Clarification That Confuses

Posted by David McGill | November 04, 2014

The History

In March the DME MACs issued joint guidance stating that only the following providers had the qualifications necessary to fit "custom-fit" orthoses: (1) certified orthotists; (2) physicians; (3) physical therapists; (4) occupational therapists; or (5) treating practitioners. After incorporating this guidance into the local coverage determinations for orthoses, the immediate question that arose out of this was what qualifications does someone need to be a "treating practitioner?"

In July, Medicare published a draft rule proposing that the term "qualified practitioner" applied to (a) physicians' assistants, (b) nurse practitioners, and (c) clinical nurse specialists. In response, AOPA and numerous other organizations weighed in, urging Medicare to include other kinds of providers in the definition of "qualified practitioner," such as certified orthotic fitters.

Last Friday, Medicare issued the Final Rule that we hoped would definitively clarify the issue. It did not.

The Final Rule  

Without any substantive explanation, Medicare "punted" on defining who a qualified practitioner is, instead saying only that it had "decided not to finalize any changes" proposed in the draft rule. In other words, it decided not to decide.
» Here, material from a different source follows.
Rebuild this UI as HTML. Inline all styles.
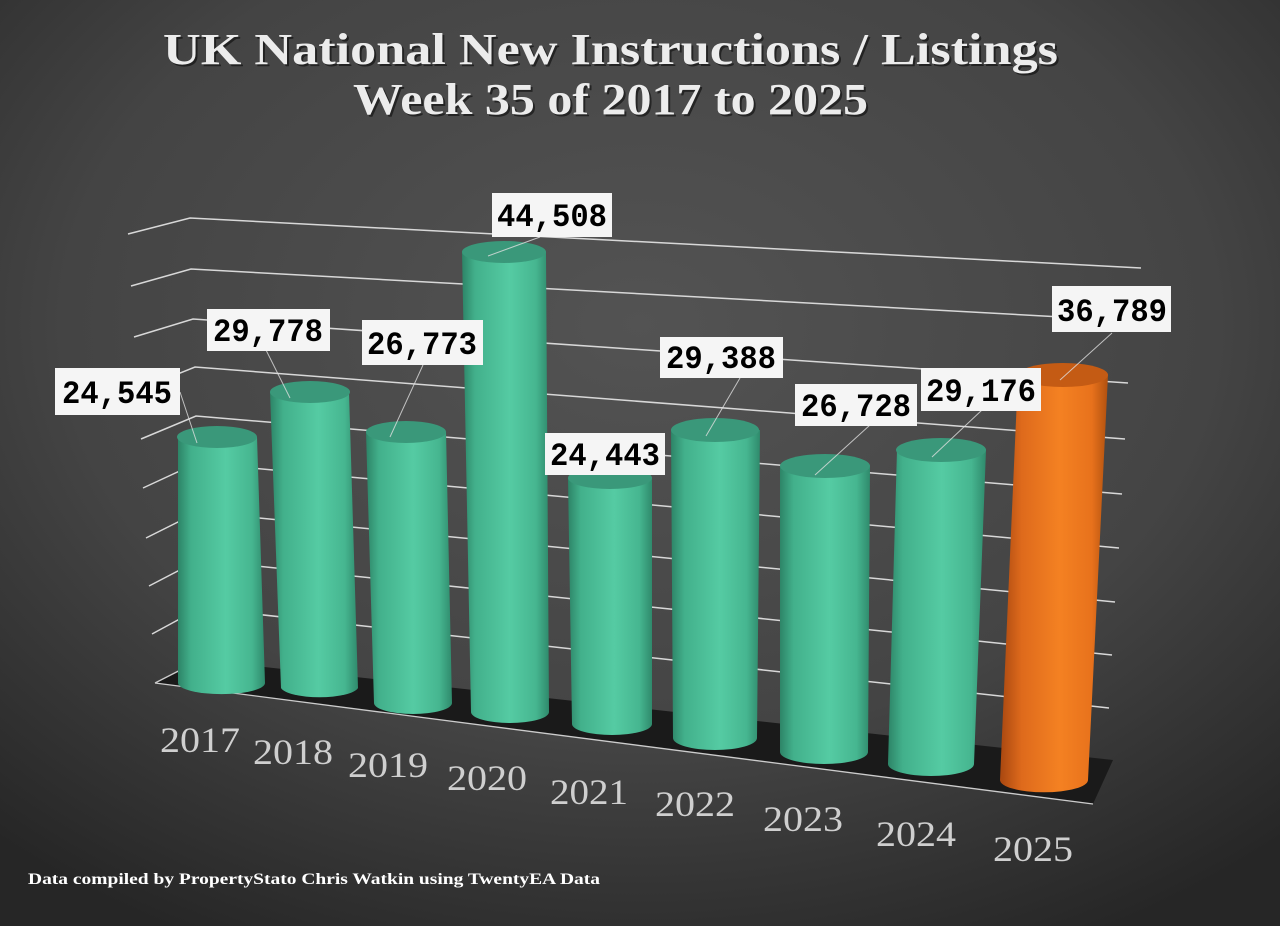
<!DOCTYPE html>
<html><head><meta charset="utf-8"><style>
html,body{margin:0;padding:0;width:1280px;height:926px;overflow:hidden;background:#3a3a3a}
svg{display:block}
</style></head><body>
<svg width="1280" height="926" viewBox="0 0 1280 926" xmlns="http://www.w3.org/2000/svg">
<defs>
<radialGradient id="bg" cx="0.5" cy="0.35" r="0.75">
<stop offset="0" stop-color="#535353"/><stop offset="0.6" stop-color="#444"/><stop offset="1" stop-color="#262626"/>
</radialGradient>
<linearGradient id="g" x1="0" x2="1" y1="0" y2="0">
<stop offset="0" stop-color="#2d8467"/><stop offset="0.15" stop-color="#42b08b"/><stop offset="0.55" stop-color="#55cba3"/><stop offset="0.85" stop-color="#46b690"/><stop offset="1" stop-color="#2f8a6c"/>
</linearGradient>
<linearGradient id="o" x1="0" x2="1" y1="0" y2="0">
<stop offset="0" stop-color="#a84710"/><stop offset="0.2" stop-color="#de6a1c"/><stop offset="0.55" stop-color="#f48122"/><stop offset="0.85" stop-color="#e8721c"/><stop offset="1" stop-color="#b0500f"/>
</linearGradient>
</defs>
<rect width="1280" height="926" fill="url(#bg)"/>
<g font-family="'Liberation Serif',serif" font-weight="bold" font-size="44" fill="#ececec">
<text x="165" y="66" fill="#000" opacity="0.5" textLength="895" lengthAdjust="spacingAndGlyphs">UK National New Instructions / Listings</text>
<text x="163" y="64" textLength="895" lengthAdjust="spacingAndGlyphs">UK National New Instructions / Listings</text>
<text x="355" y="116" fill="#000" opacity="0.5" textLength="515" lengthAdjust="spacingAndGlyphs">Week 35 of 2017 to 2025</text>
<text x="353" y="114" textLength="515" lengthAdjust="spacingAndGlyphs">Week 35 of 2017 to 2025</text>
</g>
<polygon points="155,683 200,660 1113,760 1093,804" fill="#1a1a1a"/>
<line x1="155" y1="683" x2="1093" y2="804" stroke="#ccc" stroke-width="1.3"/>
<line x1="155" y1="683" x2="200" y2="660" stroke="#ccc" stroke-width="1.3"/>
<g stroke="#d8d8d8" stroke-width="1.5" fill="none">
<polyline points="128,234 190,218 1141,268"/>
<polyline points="131,286 191,269 1134,321"/>
<polyline points="134,337 193,319 1128,383"/>
<polyline points="138,390 195,367 1125,439"/>
<polyline points="141,439 196,416 1122,494"/>
<polyline points="143,488 197,463 1119,548"/>
<polyline points="146,538 198,512 1115,602"/>
<polyline points="149,586 199,560 1112,655"/>
<polyline points="152,634 200,608 1109,708"/>
</g>
<g>
<path d="M178,437 L178,683 A43,11 0 0 0 265,683 L257,437 Z" fill="url(#g)"/>
<ellipse cx="217" cy="437" rx="40" ry="11" fill="#3a987a"/>
<path d="M270,392 L281,688 A39,11 0 0 0 358,688 L349,392 Z" fill="url(#g)"/>
<ellipse cx="310" cy="392" rx="40" ry="11" fill="#3a987a"/>
<path d="M366,432 L374,703 A39,11 0 0 0 452,703 L446,432 Z" fill="url(#g)"/>
<ellipse cx="406" cy="432" rx="40" ry="11" fill="#3a987a"/>
<path d="M462,252 L471,712 A39,11 0 0 0 549,712 L546,252 Z" fill="url(#g)"/>
<ellipse cx="504" cy="252" rx="42" ry="11" fill="#3a987a"/>
<path d="M568,478 L572,724 A40,11 0 0 0 652,724 L652,478 Z" fill="url(#g)"/>
<ellipse cx="610" cy="478" rx="42" ry="11" fill="#3a987a"/>
<path d="M671,430 L673,738 A42,12 0 0 0 757,738 L760,430 Z" fill="url(#g)"/>
<ellipse cx="715" cy="430" rx="44" ry="12" fill="#3a987a"/>
<path d="M780,466 L780,752 A44,12 0 0 0 868,752 L870,466 Z" fill="url(#g)"/>
<ellipse cx="825" cy="466" rx="45" ry="12" fill="#3a987a"/>
<path d="M897,450 L888,764 A43,12 0 0 0 974,764 L986,450 Z" fill="url(#g)"/>
<ellipse cx="941" cy="450" rx="45" ry="12" fill="#3a987a"/>
<path d="M1018,375 L1000,780 A43,12 0 0 0 1088,780 L1108,375 Z" fill="url(#o)"/>
<ellipse cx="1063" cy="375" rx="45" ry="12" fill="#c45b14"/>
</g>
<g stroke="#e0e0e0" stroke-width="1" opacity="0.8">
<line x1="180" y1="392" x2="197" y2="443"/>
<line x1="266" y1="350" x2="290" y2="398"/>
<line x1="423" y1="365" x2="390" y2="437"/>
<line x1="540" y1="237" x2="488" y2="256"/>
<line x1="740" y1="378" x2="706" y2="436"/>
<line x1="870" y1="425" x2="815" y2="475"/>
<line x1="982" y1="410" x2="932" y2="457"/>
<line x1="1112" y1="333" x2="1060" y2="380"/>
</g>
<g font-family="'Liberation Mono',monospace" font-weight="bold" font-size="32" fill="#000">
<rect x="55" y="368" width="125" height="47" fill="#f5f5f5"/><text x="62" y="403" textLength="110" lengthAdjust="spacingAndGlyphs">24,545</text>
<rect x="207" y="309" width="123" height="42" fill="#f5f5f5"/><text x="213" y="341" textLength="110" lengthAdjust="spacingAndGlyphs">29,778</text>
<rect x="362" y="320" width="121" height="45" fill="#f5f5f5"/><text x="367" y="354" textLength="110" lengthAdjust="spacingAndGlyphs">26,773</text>
<rect x="492" y="193" width="120" height="44" fill="#f5f5f5"/><text x="497" y="226" textLength="110" lengthAdjust="spacingAndGlyphs">44,508</text>
<rect x="545" y="433" width="120" height="42" fill="#f5f5f5"/><text x="550" y="465" textLength="110" lengthAdjust="spacingAndGlyphs">24,443</text>
<rect x="660" y="337" width="123" height="41" fill="#f5f5f5"/><text x="666" y="368" textLength="110" lengthAdjust="spacingAndGlyphs">29,388</text>
<rect x="795" y="384" width="122" height="42" fill="#f5f5f5"/><text x="801" y="416" textLength="110" lengthAdjust="spacingAndGlyphs">26,728</text>
<rect x="921" y="368" width="120" height="43" fill="#f5f5f5"/><text x="926" y="401" textLength="110" lengthAdjust="spacingAndGlyphs">29,176</text>
<rect x="1052" y="286" width="119" height="46" fill="#f5f5f5"/><text x="1057" y="321" textLength="110" lengthAdjust="spacingAndGlyphs">36,789</text>
</g>
<g font-family="'Liberation Serif',serif" font-size="36" fill="#cfcfcf">
<text x="160" y="752" textLength="80" lengthAdjust="spacingAndGlyphs">2017</text>
<text x="253" y="764" textLength="80" lengthAdjust="spacingAndGlyphs">2018</text>
<text x="348" y="777" textLength="80" lengthAdjust="spacingAndGlyphs">2019</text>
<text x="447" y="790" textLength="80" lengthAdjust="spacingAndGlyphs">2020</text>
<text x="550" y="804" textLength="78" lengthAdjust="spacingAndGlyphs">2021</text>
<text x="655" y="816" textLength="80" lengthAdjust="spacingAndGlyphs">2022</text>
<text x="763" y="831" textLength="80" lengthAdjust="spacingAndGlyphs">2023</text>
<text x="876" y="846" textLength="80" lengthAdjust="spacingAndGlyphs">2024</text>
<text x="993" y="861" textLength="80" lengthAdjust="spacingAndGlyphs">2025</text>
</g>
<text x="28" y="884" font-family="'Liberation Serif',serif" font-weight="bold" font-size="16" fill="#fff" textLength="572" lengthAdjust="spacingAndGlyphs">Data compiled by PropertyStato Chris Watkin using TwentyEA Data</text>
</svg>
</body></html>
What does this mean for you?

From one perspective you could view Medicare's non-decision positively. All of the organizations in the O&P Alliance had concerns about the proposed language in the draft rule. So the decision not to implement a rule that everyone thought had real flaws is arguably a good thing. 

On the other hand, Medicare has left suppliers a bit adrift in terms of understanding what the current standards are for fitting custom-fit orthotics. While CMS declined to finalize any changes proposed in the draft rule, the MACs have previously incorporated their own guidance into the orthotic local coverage determinations and DMEPOS Supplier Standards. Thus, the possibility exists that even with Medicare's non-decision, the MACs' prior guidance in the LCD's and standards still remains "live." Unless Medicare issues clarifying language moving forward, the likelihood is that suppliers will have to continue delivering and billing for custom-fit orthoses without definitively understanding what the governing standards are.

We will continue to closely monitor this still-developing situation moving forward. In the meantime, we recommend that you review the orthotic LCDs to remind yourself of how the MACs have previously addressed the issue of who is qualified to fit custom-fit orthoses.